Kreiger offers high praise for Christen and MacKay Manufacturing.

“The team has been really good to work with,” Kreiger says. “There’s a lifetime worth of information in this building.”

He says MacKay offers a comfortable culture in which people are approachable.

“I don’t feel afraid to ask questions,” he says.

Moving forward, MacKay says she would like to see a minimum of four employee trainees at any given time going through four to six months of training before moving on to become entry-level machinists with the company.

“When you talk to us, many of the other big shops around the area, there’s a real shortage of machinists for the demand in work that we all have,” she says.

Christen, who is 69, says he started his first machining apprenticeship 49 years ago this month. He says he’s a big proponent of teaching the fundamentals of machining.

“I’ve seen our industry getting away from that as the years have gone by, and it concerns me because I think it affects the overall quality of product,” he says.

Christen says he appreciates being able to have one-on-one interaction with Kreiger as the two are both able to give each other feedback.

MacKay estimates Kreiger will become a full-time employee during the third quarter of this year, which she says will “open him to a different a payment scale.”

Founded in 1946 by Ernie A. Sprow and Harry Wilson, the manufacturing company operated as E.A. Sprow Inc. for 40 years. Katie MacKay’s father, Mike MacKay, went to work for the company as a sales representative in the early 1980s.

“Dad wasn’t a machinist, but he was a very good salesman,” she says.

In 1986, Mike and his wife Debra MacKay “hocked everything they owned and decided to buy the company,” Katie MacKay says.

Mike MacKay, now 70, retains the title of president, though he no longer is involved in its daily operations. Those duties rest with 42-year-old Katie.

The company moved to its current location in 1988 and has completed three major additions since that time. The company recently acquired two nearby buildings just to the west and plans to expand the current facility sometime in the near future.

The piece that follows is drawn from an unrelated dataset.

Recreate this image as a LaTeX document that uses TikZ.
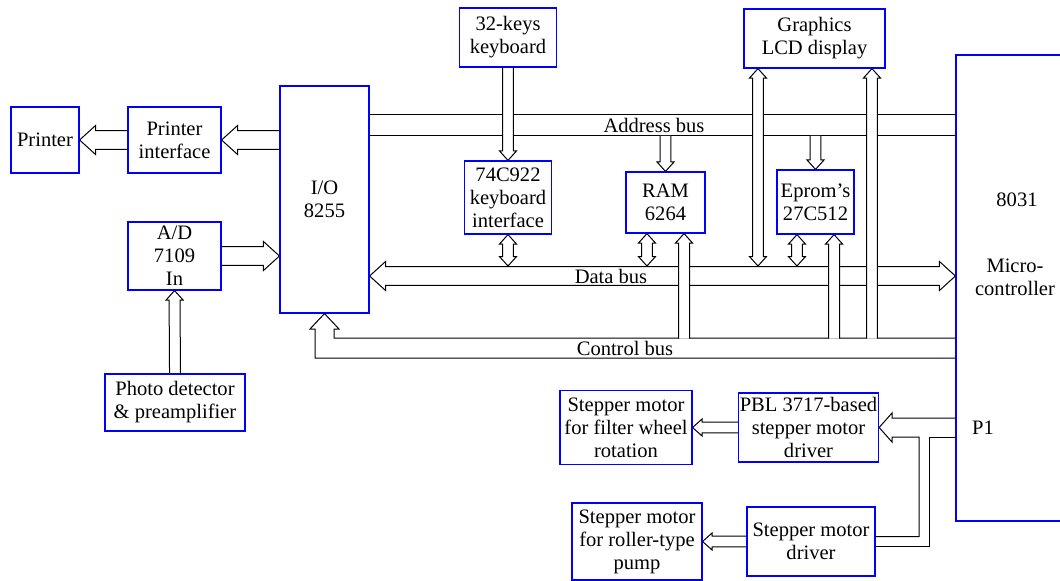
\documentclass[tikz,border=0pt]{standalone}
\usepackage{fontspec}
\setmainfont{Liberation Serif}
\usetikzlibrary{calc,backgrounds}

\tikzset{
  blk/.style={draw=blue, line width=0.9pt, align=center, inner sep=1pt},
  wire/.style={draw=black, line width=0.75pt},
  fat/.style={draw=black, fill=white, line width=0.75pt, line join=miter},
  lbl/.style={inner sep=1pt, align=center},
}

% bus arrow from #1 to tip #2: shaft half width #3, head half width #4, head length #5
\newcommand{\fatarrow}[5]{%
  \path[fat] ($(#1)!#3!90:(#2)$) -- ($($(#2)!#5!(#1)$)!#3!90:(#2)$)
    -- ($($(#2)!#5!(#1)$)!#4!90:(#2)$) -- (#2)
    -- ($($(#2)!#5!(#1)$)!#4!-90:(#2)$) -- ($($(#2)!#5!(#1)$)!#3!-90:(#2)$)
    -- ($(#1)!#3!-90:(#2)$);}
% same, with a head at both ends
\newcommand{\fatboth}[5]{%
  \path[fat] (#1) -- ($($(#1)!#5!(#2)$)!#4!90:(#2)$) -- ($($(#1)!#5!(#2)$)!#3!90:(#2)$)
    -- ($($(#2)!#5!(#1)$)!#3!90:(#2)$) -- ($($(#2)!#5!(#1)$)!#4!90:(#2)$) -- (#2)
    -- ($($(#2)!#5!(#1)$)!#4!-90:(#2)$) -- ($($(#2)!#5!(#1)$)!#3!-90:(#2)$)
    -- ($($(#1)!#5!(#2)$)!#3!-90:(#2)$) -- ($($(#1)!#5!(#2)$)!#4!-90:(#2)$) -- cycle;}
\newcommand{\widebus}[2]{\fatarrow{#1}{#2}{7.1pt}{10.9pt}{12pt}}
\newcommand{\thinbus}[2]{\fatarrow{#1}{#2}{4.1pt}{6.4pt}{7.1pt}}
\newcommand{\widelink}[2]{\fatboth{#1}{#2}{7.1pt}{10.9pt}{12pt}}
\newcommand{\thinlink}[2]{\fatboth{#1}{#2}{4.1pt}{6.4pt}{7.1pt}}

\begin{document}
\begin{tikzpicture}[x=0.75pt, y=-0.75pt, font=\fontsize{15.4}{17.3}\selectfont]
  \useasboundingbox (0,0) rectangle (1060,581);

  % blocks
  \node (printer) at (45,140) [blk, minimum width=51pt, minimum height=49.5pt] {Printer};
  \node (pif) at (174.5,140) [blk, minimum width=69.75pt, minimum height=49.5pt] {Printer\\interface};
  \node (io) at (324.5,199.5) [blk, minimum width=66.75pt, minimum height=170.25pt] {I/O\\8255};
  \node (adc) at (174.5,256) [blk, minimum width=69.75pt, minimum height=51pt] {A/D\\7109\\In};
  \node (photo) at (175,402.5) [blk, minimum width=105pt, minimum height=42.75pt] {Photo detector\\\& preamplifier};
  \node (keys) at (508,37.5) [blk, minimum width=72.75pt, minimum height=44.25pt] {32-keys\\keyboard};
  \node (kbi) at (508,197.5) [blk, minimum width=65.25pt, minimum height=54.75pt] {74C922\\keyboard\\interface};
  \node (ram) at (665.5,202.5) [blk, minimum width=59.25pt, minimum height=45.75pt] {RAM\\6264};
  \node (eprom) at (815.5,202) [blk, minimum width=57.75pt, minimum height=48pt] {Eprom’s\\27C512};
  \node (lcd) at (814.5,38.5) [blk, minimum width=105.75pt, minimum height=44.25pt] {Graphics\\LCD display};
  \node (mcu) at (1009,288) [blk, minimum width=79.5pt, minimum height=349.5pt] {};
  \node (pbl) at (808.5,427.5) [blk, minimum width=104.25pt, minimum height=51.75pt] {PBL 3717-based\\stepper motor\\driver};
  \node (filt) at (626,427.5) [blk, minimum width=99pt, minimum height=55.5pt] {Stepper motor\\for filter wheel\\rotation};
  \node (sdrv) at (811,541.5) [blk, minimum width=96pt, minimum height=51.75pt] {Stepper motor\\driver};
  \node (pump) at (637,541.5) [blk, minimum width=97.5pt, minimum height=57.75pt] {Stepper motor\\for roller-type\\pump};

  \node (mcuname) at (1017,200) [lbl] {8031};
  \node (mcutxt) at (1015,277) [lbl] {Micro-\\controller};
  \node (p1) at (983,428) [lbl] {P1};
  \node (abus) at (654,125.5) [lbl] {Address bus};
  \node (dbus) at (611,276) [lbl] {Data bus};
  \node (cbus) at (625,348) [lbl] {Control bus};

  % bus levels and taps
  \coordinate (ab1) at (0,115);
  \coordinate (ab2) at (0,136);
  \coordinate (db) at (0,276);
  \coordinate (dbt) at (0,266);
  \coordinate (cb1) at (0,338);
  \coordinate (cb2) at (0,358);
  \coordinate (cbt) at (0,338.5);
  \coordinate (p1a) at (0,418);
  \coordinate (p1b) at (0,437);
  \coordinate (sd1) at (0,536.5);
  \coordinate (sd2) at (0,546.5);
  \coordinate (ramD) at ([xshift=-13.9pt]ram.south);
  \coordinate (ramC) at ([xshift=13.9pt]ram.south);
  \coordinate (epD) at ([xshift=-13.9pt]eprom.south);
  \coordinate (epC) at ([xshift=13.9pt]eprom.south);
  \coordinate (lcdD) at ([xshift=-42.4pt]lcd.south);
  \coordinate (lcdC) at ([xshift=43.1pt]lcd.south);

  \begin{scope}[on background layer]
    % address bus
    \draw[wire] (io.east |- ab1) -- (mcu.west |- ab1);
    \draw[wire] (io.east |- ab2) -- (mcu.west |- ab2);
    \thinbus{ram.north |- ab2}{ram.north}
    \thinbus{eprom.north |- ab2}{eprom.north}
    \thinbus{keys.south}{kbi.north}
    % data bus
    \widelink{io.east |- db}{mcu.west |- db}
    \thinlink{kbi.south}{kbi.south |- dbt}
    \thinlink{ramD}{ramD |- dbt}
    \thinlink{epD}{epD |- dbt}
    \thinlink{lcdD}{lcdD |- dbt}
    % control bus
    \path[fat] (mcu.west |- cb1) -- (334,338) -- (334,329) -- (339,329) -- (io.south)
      -- (310,329) -- (315,329) -- (315,358) -- (mcu.west |- cb2);
    \thinbus{ramC |- cbt}{ramC}
    \thinbus{epC |- cbt}{epC}
    \thinbus{lcdC |- cbt}{lcdC}
    % printer, A/D
    \widebus{io.west |- pif.east}{pif.east}
    \widebus{pif.west}{printer.east}
    \widebus{adc.east}{io.west |- adc.east}
    \thinbus{photo.north}{adc.south}
    % port P1 to the stepper drivers
    \draw[wire] (mcu.west |- p1a) -- (892,418) -- (892,413) -- (pbl.east) -- (892,442)
      -- (892,437) -- (919,437) -- (919,536.5) -- (sdrv.east |- sd1);
    \draw[wire] (mcu.west |- p1b) -- (929,437) -- (929,546.5) -- (sdrv.east |- sd2);
    \thinbus{pbl.west}{filt.east}
    \thinbus{sdrv.west}{pump.east}
  \end{scope}
\end{tikzpicture}
\end{document}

MacKay says she eventually wants to put all operations under a single roof in a facility encompassing at least 100,000 square feet.

“We don’t have a start date yet, but this building is pretty darn full right now,” she says.

Even in the midst of a record sales year in 2020 in which not a single employee was furloughed or laid off, MacKay says COVID-19 made for a challenging year.

“It was crazy, it certainly changed how our customers ordered,” she says. “The uncertainty of everything was probably the hardest thing to get through.”

MacKay attributes the company’s consistent success to employees.

“We have a fabulous team,” she says. “We spend a lot of time developing people based on soft skills versus the hard skills.”

MacKay says she places great emphasis on positive workplace culture.

“We treat each with respect and compassion,” she says. “People have bad days, but it’s not OK if someone’s a jerk.”